Но народ все прет, причем без спроса. Заходят как к себе домой. Это раздражает. Я не жадничаю, но запрещено же. В прошлом году китайцы через забор залезли на территорию. Я у них спрашиваю: «Зачем?» Они мне в телефон тычут, а я не понимаю ничего. Позвал дочь, которая здесь была, чтобы она с ними по-английски поговорила. Оказывается, они покемонов искали. Я их культурно выпроводил за забор. Один раз я ночью отъезжал, приехал в пять утра — здесь палатки стоят и пьяная борзая молодежь ножи в деревья кидает. Но у меня закалка с 90-х, я не испугался и выгнал их.  

Я женат, но моя жена живет в городе, ко мне на выходные приезжает. Приедет и цветы сажает, клумбы делает. Мы 35 лет назад поженились. Жена привыкла, что меня никогда нет. Когда она узнала про мою новую работу, то сначала бубнила: думала, я после 25 лет дальнобоя дома с ней посижу. Некоторые жены смотрителей живут с ними на маяке, но не моя. Она любит город, театры, музеи. Я, конечно, скучаю по ней на работе, но думаю, за столько лет в грузовике у меня выработалась привычка к изоляции.

[blockquote]Потом какой-нибудь мальчик из тех, что я гоняю, вырастет, займет мое место и сам станет злым маячником[/blockquote]

У меня еще есть сын, дочь и внучка. Я внучку еще не поднимал на маяк, ей всего два с половиной года, но она уже просится, может быть, этим летом подниму.
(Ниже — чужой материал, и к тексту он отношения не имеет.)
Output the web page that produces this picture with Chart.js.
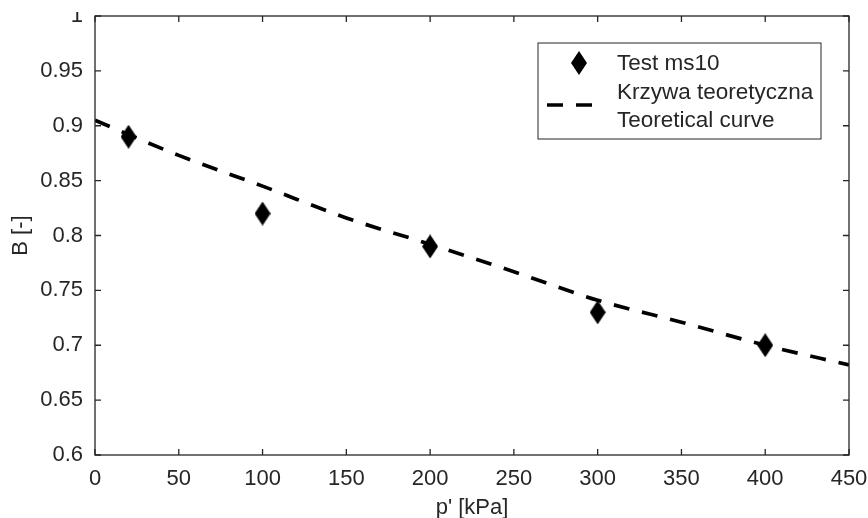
<!DOCTYPE html>
<html>
<head>
<meta charset="utf-8">
<script src="https://cdn.jsdelivr.net/npm/chart.js@4.4.0/dist/chart.umd.min.js"></script>
<style>
  html, body { margin: 0; padding: 0; background: #fff; }
  #wrap { width: 868px; height: 518px; }
</style>
</head>
<body>
<div id="wrap"><canvas id="graphique"></canvas></div>
<script>
// Pomiary (test ms10)
const cisnieniaTest = [20, 100, 200, 300, 400];
const wartosciB = [0.89, 0.82, 0.79, 0.73, 0.70];

// Krzywa teoretyczna
const cisnieniaKrzywa = [0, 50, 100, 150, 200, 250, 300, 350, 400, 450];
const wartosciKrzywa = [0.905, 0.873, 0.845, 0.816, 0.792, 0.767, 0.741, 0.721, 0.700, 0.682];

const etykietyLegendy = ["Test ms10", "Krzywa teoretyczna", "Teoretical curve"];

const FONT = '"Liberation Sans", Arial, sans-serif';
const KOLOR_OSI = "#262626";

// Romb wyższy niż szerszy (marker 'd')
function romb(w, h) {
  const c = document.createElement("canvas");
  c.width = w; c.height = h;
  const ctx = c.getContext("2d");
  ctx.beginPath();
  ctx.moveTo(w / 2, 0);
  ctx.lineTo(w, h / 2);
  ctx.lineTo(w / 2, h);
  ctx.lineTo(0, h / 2);
  ctx.closePath();
  ctx.fillStyle = "#000";
  ctx.fill();
  return c;
}
const marker = romb(16, 24);

// Ramka wykresu z podziałką do środka na wszystkich bokach
const ramka = {
  id: "ramka",
  afterDatasetsDraw(chart) {
    const { ctx, chartArea: a, scales } = chart;
    ctx.save();
    ctx.strokeStyle = KOLOR_OSI;
    ctx.lineWidth = 1.3;
    ctx.strokeRect(a.left, a.top, a.right - a.left, a.bottom - a.top);
    const dl = 6;
    ctx.beginPath();
    scales.x.ticks.forEach(t => {
      const x = scales.x.getPixelForValue(t.value);
      ctx.moveTo(x, a.bottom); ctx.lineTo(x, a.bottom - dl);
      ctx.moveTo(x, a.top); ctx.lineTo(x, a.top + dl);
    });
    scales.y.ticks.forEach(t => {
      const y = scales.y.getPixelForValue(t.value);
      ctx.moveTo(a.left, y); ctx.lineTo(a.left + dl, y);
      ctx.moveTo(a.right, y); ctx.lineTo(a.right - dl, y);
    });
    ctx.stroke();
    ctx.restore();
  },
  afterDraw(chart) {
    // górny pasek figury jest obcięty
    const ctx = chart.ctx;
    ctx.save();
    ctx.fillStyle = "#fff";
    ctx.fillRect(0, 0, chart.chartArea.left - 2, 12);
    ctx.restore();
  }
};

// Legenda w ramce w prawym górnym rogu
const legenda = {
  id: "legenda",
  afterDraw(chart) {
    const { ctx, chartArea: a } = chart;
    const right = a.right - 28, top = a.top + 27;
    const w = 283, h = 96;
    const left = right - w;
    ctx.save();
    ctx.fillStyle = "#fff";
    ctx.fillRect(left, top, w, h);
    ctx.strokeStyle = KOLOR_OSI;
    ctx.lineWidth = 1;
    ctx.strokeRect(left, top, w, h);

    ctx.drawImage(marker, left + 41 - 8, top + 20 - 12);

    ctx.beginPath();
    ctx.setLineDash([16, 13]);
    ctx.lineWidth = 3.5;
    ctx.strokeStyle = "#000";
    ctx.moveTo(left + 9, top + 62);
    ctx.lineTo(left + 58, top + 62);
    ctx.stroke();
    ctx.setLineDash([]);

    ctx.fillStyle = KOLOR_OSI;
    ctx.font = "22.5px " + FONT;
    ctx.textBaseline = "middle";
    ctx.textAlign = "left";
    ctx.fillText(etykietyLegendy[0], left + 79, top + 21);
    ctx.fillText(etykietyLegendy[1], left + 79, top + 50);
    ctx.fillText(etykietyLegendy[2], left + 79, top + 78);
    ctx.restore();
  }
};

const data = {
  datasets: [
    {
      label: etykietyLegendy[0],
      data: cisnieniaTest.map((x, i) => ({ x: x, y: wartosciB[i] })),
      showLine: false,
      pointStyle: marker,
      pointRadius: 12,
      backgroundColor: "#000",
      borderColor: "#000",
      order: 1
    },
    {
      label: etykietyLegendy[1],
      data: cisnieniaKrzywa.map((x, i) => ({ x: x, y: wartosciKrzywa[i] })),
      showLine: true,
      borderColor: "#000",
      borderWidth: 3.7,
      borderDash: [16, 13],
      pointRadius: 0,
      cubicInterpolationMode: "monotone",
      order: 2
    }
  ]
};

const config = {
  type: "scatter",
  data: data,
  options: {
    responsive: true,
    maintainAspectRatio: false,
    animation: false,
    layout: { padding: { top: 16, right: 19, bottom: 0, left: 0 } },
    plugins: {
      legend: { display: false },
      tooltip: { enabled: false }
    },
    scales: {
      x: {
        type: "linear",
        min: 0,
        max: 450,
        grid: { display: false, drawTicks: false },
        border: { display: false },
        ticks: {
          stepSize: 50,
          padding: 11,
          color: KOLOR_OSI,
          font: { family: FONT, size: 22 }
        },
        title: {
          display: true,
          text: "p' [kPa]",
          color: KOLOR_OSI,
          font: { family: FONT, size: 22 },
          padding: { top: 0, bottom: -3 }
        },
        afterFit: s => {
          s.height = 63;
          s.paddingLeft = 0;
          s.paddingRight = 0;
        }
      },
      y: {
        type: "linear",
        min: 0.6,
        max: 1,
        grid: { display: false, drawTicks: false },
        border: { display: false },
        ticks: {
          stepSize: 0.05,
          padding: 12,
          color: KOLOR_OSI,
          font: { family: FONT, size: 22 },
          callback: v => String(+v.toFixed(2))
        },
        title: {
          display: true,
          text: "B [-]",
          color: KOLOR_OSI,
          font: { family: FONT, size: 22 },
          padding: { top: 8, bottom: 0 }
        },
        afterFit: s => {
          s.width = 95;
          s.paddingTop = 0;
          s.paddingBottom = 0;
        }
      }
    }
  },
  plugins: [ramka, legenda]
};

new Chart(document.querySelector("#graphique"), config);
</script>
</body>
</html>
Когда дочка приезжает, мы играем в морской бой, она меня обыгрывает.

Мне не одиноко. Когда хочется общения, я хожу в кафе на берегу кофе попить, говорю с официантами. Они мне пересказывают слухи, которые слышали за столиками про меня: посетители ресторана жалуются на злого смотрителя, который не пускает их в маяк. Смешно, теперь злой маячник — это я. Все вернулось на круги своя. Потом какой-нибудь мальчик из тех, что я гоняю, вырастет, займет мое место и сам станет злым маячником. Вредные старики должны быть в природе — без них было бы неинтересно жить. Они нужны для баланса, чтобы народ чувствовал границы. Но мое место займут еще не скоро. Тот маячник, что меня гонял с крапивой, умер в 89 лет, он прожил на маяке 40 лет. Я хочу дожить до ста, чтобы его переплюнуть.

Вечерами я смотрю хоккей и футбол по телевизору. Чай пью. Я пью только воду из Ладоги. И только из чайника с плиты. У меня семья пьет чай из электрического чайника, но это не то. Когда солнце садится, иду лампочку на маяке включать. Она должна быть включена в темное время суток с апреля по октябрь. Когда белые ночи, она совсем недолго горит — часа по два. Хорошо, что кнопку «вкл-выкл» сделали внизу. Потом спать.